Quote from the first line below through the line that contains "from bokeh.core.properties import value", both included, and leave the pictures out.

--- DATASET CONTENT ---
....
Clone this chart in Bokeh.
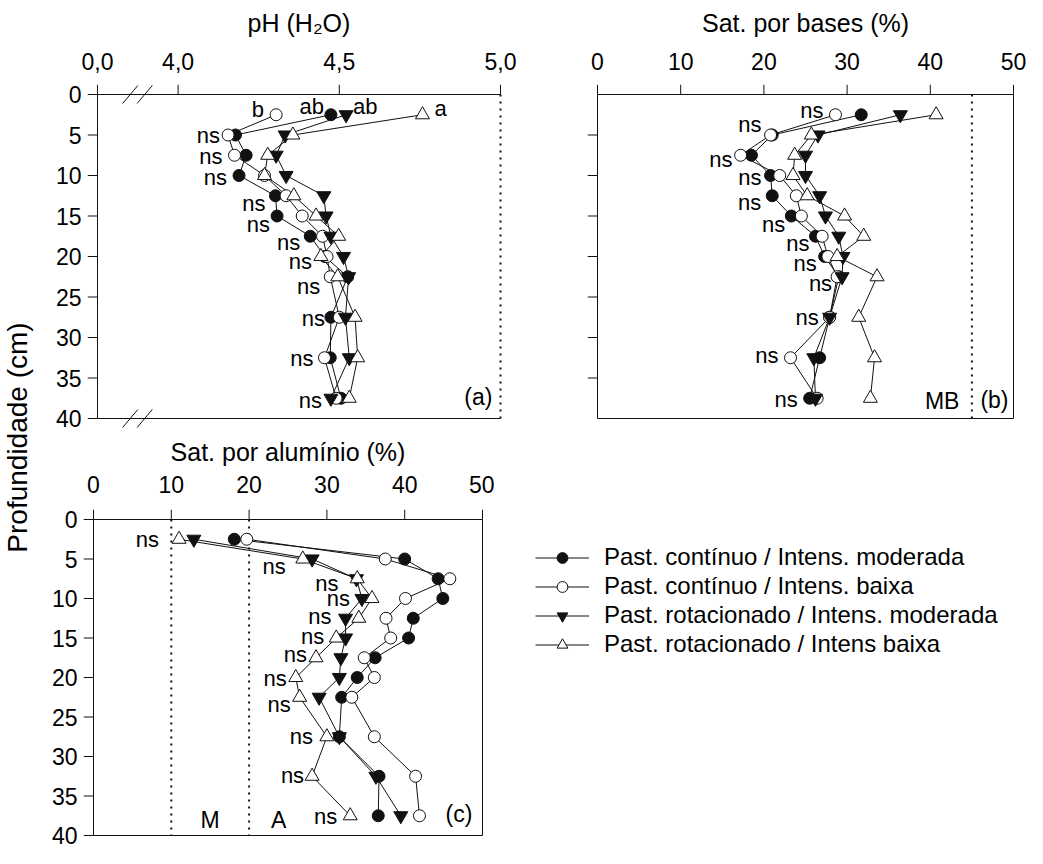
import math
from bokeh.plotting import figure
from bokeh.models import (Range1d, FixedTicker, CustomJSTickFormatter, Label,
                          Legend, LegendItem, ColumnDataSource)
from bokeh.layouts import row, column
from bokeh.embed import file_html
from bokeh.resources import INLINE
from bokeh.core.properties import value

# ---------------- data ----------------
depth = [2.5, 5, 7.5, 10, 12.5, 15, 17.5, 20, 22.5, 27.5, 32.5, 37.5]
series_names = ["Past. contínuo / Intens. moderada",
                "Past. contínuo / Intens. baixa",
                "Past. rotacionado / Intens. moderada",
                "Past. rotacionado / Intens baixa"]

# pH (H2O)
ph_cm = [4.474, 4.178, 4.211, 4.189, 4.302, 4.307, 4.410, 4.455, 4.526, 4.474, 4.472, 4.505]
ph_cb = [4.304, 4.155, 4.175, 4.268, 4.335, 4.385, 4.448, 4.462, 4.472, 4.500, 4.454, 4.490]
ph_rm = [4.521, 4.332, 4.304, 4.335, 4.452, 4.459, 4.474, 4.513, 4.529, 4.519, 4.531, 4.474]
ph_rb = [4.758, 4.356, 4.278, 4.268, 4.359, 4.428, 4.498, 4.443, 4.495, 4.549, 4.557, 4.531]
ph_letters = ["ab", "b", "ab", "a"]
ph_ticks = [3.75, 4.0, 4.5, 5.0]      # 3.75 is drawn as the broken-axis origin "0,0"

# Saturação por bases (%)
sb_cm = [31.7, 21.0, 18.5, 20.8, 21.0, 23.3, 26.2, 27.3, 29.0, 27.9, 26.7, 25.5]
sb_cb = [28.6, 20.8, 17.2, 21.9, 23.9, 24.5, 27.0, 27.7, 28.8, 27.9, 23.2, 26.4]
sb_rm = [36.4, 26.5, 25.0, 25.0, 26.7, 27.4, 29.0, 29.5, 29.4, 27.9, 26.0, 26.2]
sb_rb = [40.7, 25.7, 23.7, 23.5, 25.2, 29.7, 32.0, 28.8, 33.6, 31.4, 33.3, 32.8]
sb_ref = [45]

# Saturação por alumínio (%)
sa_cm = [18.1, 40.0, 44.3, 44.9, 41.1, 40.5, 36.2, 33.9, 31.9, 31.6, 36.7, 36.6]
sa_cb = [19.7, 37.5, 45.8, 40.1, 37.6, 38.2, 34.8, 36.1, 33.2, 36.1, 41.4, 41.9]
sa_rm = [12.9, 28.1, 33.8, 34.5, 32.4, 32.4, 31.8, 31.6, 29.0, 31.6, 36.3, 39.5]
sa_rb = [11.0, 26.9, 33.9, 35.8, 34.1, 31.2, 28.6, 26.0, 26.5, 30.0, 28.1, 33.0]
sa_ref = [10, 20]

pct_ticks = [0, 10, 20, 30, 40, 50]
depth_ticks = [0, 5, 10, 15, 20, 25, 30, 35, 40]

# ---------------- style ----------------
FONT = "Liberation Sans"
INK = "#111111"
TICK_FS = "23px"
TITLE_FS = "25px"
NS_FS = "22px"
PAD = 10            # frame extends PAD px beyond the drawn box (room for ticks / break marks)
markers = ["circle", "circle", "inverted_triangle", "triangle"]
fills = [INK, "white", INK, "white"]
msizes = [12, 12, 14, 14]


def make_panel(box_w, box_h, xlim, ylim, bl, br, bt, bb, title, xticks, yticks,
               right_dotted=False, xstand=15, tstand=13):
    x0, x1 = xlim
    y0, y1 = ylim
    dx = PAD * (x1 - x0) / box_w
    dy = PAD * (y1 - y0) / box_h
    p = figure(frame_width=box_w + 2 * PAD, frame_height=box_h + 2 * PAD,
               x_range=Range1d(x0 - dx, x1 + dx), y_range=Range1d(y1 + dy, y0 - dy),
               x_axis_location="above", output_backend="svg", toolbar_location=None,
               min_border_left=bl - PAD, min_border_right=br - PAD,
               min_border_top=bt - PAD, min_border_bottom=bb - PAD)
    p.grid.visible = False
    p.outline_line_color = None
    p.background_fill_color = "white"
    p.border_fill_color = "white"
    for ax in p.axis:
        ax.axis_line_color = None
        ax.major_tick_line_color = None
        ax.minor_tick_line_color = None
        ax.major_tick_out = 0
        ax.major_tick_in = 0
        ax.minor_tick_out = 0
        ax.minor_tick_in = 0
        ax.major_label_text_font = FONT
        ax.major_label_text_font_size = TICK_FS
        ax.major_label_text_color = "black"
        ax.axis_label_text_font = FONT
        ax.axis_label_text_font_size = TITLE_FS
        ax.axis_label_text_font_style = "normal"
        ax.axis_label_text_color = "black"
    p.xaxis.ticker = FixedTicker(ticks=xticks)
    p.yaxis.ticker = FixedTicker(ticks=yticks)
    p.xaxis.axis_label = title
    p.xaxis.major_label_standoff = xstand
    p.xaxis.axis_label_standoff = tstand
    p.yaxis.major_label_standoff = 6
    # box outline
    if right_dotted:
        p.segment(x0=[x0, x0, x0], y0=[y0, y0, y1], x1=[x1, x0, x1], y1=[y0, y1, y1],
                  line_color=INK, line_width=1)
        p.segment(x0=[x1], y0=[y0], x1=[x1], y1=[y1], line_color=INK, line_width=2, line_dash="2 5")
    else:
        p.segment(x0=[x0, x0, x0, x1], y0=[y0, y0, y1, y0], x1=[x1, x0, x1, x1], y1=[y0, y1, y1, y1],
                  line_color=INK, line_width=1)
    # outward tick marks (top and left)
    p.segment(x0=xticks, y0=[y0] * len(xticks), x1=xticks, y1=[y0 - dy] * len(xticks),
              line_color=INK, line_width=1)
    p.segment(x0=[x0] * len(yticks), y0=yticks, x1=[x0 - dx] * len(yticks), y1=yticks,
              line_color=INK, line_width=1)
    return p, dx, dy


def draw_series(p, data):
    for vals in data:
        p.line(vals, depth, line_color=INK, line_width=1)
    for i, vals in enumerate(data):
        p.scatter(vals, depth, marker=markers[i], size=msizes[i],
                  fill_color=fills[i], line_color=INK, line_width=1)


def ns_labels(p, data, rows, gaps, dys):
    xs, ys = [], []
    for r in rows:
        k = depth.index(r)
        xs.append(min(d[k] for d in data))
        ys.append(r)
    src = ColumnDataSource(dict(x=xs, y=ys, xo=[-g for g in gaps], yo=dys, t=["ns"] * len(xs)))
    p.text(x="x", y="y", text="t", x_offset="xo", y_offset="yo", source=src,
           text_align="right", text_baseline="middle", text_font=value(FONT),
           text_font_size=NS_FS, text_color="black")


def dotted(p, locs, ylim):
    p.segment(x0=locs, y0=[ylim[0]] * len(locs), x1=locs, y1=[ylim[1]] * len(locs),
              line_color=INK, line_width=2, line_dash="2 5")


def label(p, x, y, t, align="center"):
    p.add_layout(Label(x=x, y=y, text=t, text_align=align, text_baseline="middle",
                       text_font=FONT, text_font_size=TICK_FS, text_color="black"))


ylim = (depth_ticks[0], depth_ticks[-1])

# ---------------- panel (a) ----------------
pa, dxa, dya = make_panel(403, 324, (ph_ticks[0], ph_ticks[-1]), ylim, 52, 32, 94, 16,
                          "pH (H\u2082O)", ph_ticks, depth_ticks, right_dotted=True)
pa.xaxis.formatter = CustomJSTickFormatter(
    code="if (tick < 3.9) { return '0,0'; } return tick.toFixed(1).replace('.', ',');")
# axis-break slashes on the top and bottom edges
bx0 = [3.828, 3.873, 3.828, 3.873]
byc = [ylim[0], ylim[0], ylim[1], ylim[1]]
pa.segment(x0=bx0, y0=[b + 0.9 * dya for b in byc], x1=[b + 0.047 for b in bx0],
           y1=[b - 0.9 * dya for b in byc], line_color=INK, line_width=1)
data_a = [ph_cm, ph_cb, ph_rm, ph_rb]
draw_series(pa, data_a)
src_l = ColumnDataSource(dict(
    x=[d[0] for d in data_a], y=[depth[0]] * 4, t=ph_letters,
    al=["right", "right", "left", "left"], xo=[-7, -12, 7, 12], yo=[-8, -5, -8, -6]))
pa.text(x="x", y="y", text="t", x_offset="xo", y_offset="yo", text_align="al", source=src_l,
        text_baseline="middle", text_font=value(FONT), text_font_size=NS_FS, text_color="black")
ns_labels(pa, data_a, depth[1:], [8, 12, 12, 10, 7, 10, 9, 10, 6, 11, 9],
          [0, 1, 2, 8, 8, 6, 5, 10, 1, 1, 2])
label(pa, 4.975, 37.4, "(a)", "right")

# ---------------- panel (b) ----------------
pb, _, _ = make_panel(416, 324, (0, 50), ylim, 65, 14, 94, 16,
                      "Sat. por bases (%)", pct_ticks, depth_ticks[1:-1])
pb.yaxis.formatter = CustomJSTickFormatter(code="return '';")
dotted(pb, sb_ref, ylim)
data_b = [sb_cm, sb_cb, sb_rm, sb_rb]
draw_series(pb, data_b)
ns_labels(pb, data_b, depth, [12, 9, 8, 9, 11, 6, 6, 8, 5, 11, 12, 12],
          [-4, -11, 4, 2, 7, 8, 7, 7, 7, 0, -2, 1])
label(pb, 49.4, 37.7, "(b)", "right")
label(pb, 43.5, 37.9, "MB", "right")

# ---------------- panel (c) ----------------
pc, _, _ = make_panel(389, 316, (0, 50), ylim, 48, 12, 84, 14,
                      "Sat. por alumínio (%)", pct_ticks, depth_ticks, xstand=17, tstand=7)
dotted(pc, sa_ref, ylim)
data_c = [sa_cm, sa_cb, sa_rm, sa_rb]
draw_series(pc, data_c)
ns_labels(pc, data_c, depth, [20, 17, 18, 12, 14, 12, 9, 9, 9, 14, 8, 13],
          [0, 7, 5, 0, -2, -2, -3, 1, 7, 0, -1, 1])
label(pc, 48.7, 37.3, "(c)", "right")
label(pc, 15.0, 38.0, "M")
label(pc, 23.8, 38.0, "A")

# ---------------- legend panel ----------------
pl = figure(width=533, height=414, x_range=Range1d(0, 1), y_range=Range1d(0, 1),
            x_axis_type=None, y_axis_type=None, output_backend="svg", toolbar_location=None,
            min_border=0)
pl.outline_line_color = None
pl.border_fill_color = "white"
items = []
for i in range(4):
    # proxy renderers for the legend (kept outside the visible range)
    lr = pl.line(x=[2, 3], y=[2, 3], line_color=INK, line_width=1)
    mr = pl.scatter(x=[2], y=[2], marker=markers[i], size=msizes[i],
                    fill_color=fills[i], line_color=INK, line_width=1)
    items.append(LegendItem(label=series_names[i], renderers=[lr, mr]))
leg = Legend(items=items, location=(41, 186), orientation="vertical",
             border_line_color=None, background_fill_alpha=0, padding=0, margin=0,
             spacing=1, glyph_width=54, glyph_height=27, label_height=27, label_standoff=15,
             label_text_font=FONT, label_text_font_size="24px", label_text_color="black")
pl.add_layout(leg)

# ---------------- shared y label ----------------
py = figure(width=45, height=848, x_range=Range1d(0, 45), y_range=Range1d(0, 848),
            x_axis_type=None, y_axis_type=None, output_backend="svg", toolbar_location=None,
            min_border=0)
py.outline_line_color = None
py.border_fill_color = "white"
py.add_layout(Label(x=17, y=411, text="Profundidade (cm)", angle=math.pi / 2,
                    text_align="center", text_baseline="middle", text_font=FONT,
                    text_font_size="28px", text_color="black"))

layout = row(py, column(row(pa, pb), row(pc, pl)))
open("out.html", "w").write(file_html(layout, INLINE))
....
--- REPLY ---
Clone this chart in Bokeh.
import math
from bokeh.plotting import figure
from bokeh.models import (Range1d, FixedTicker, CustomJSTickFormatter, Label,
                          Legend, LegendItem, ColumnDataSource)
from bokeh.layouts import row, column
from bokeh.embed import file_html
from bokeh.resources import INLINE
from bokeh.core.properties import value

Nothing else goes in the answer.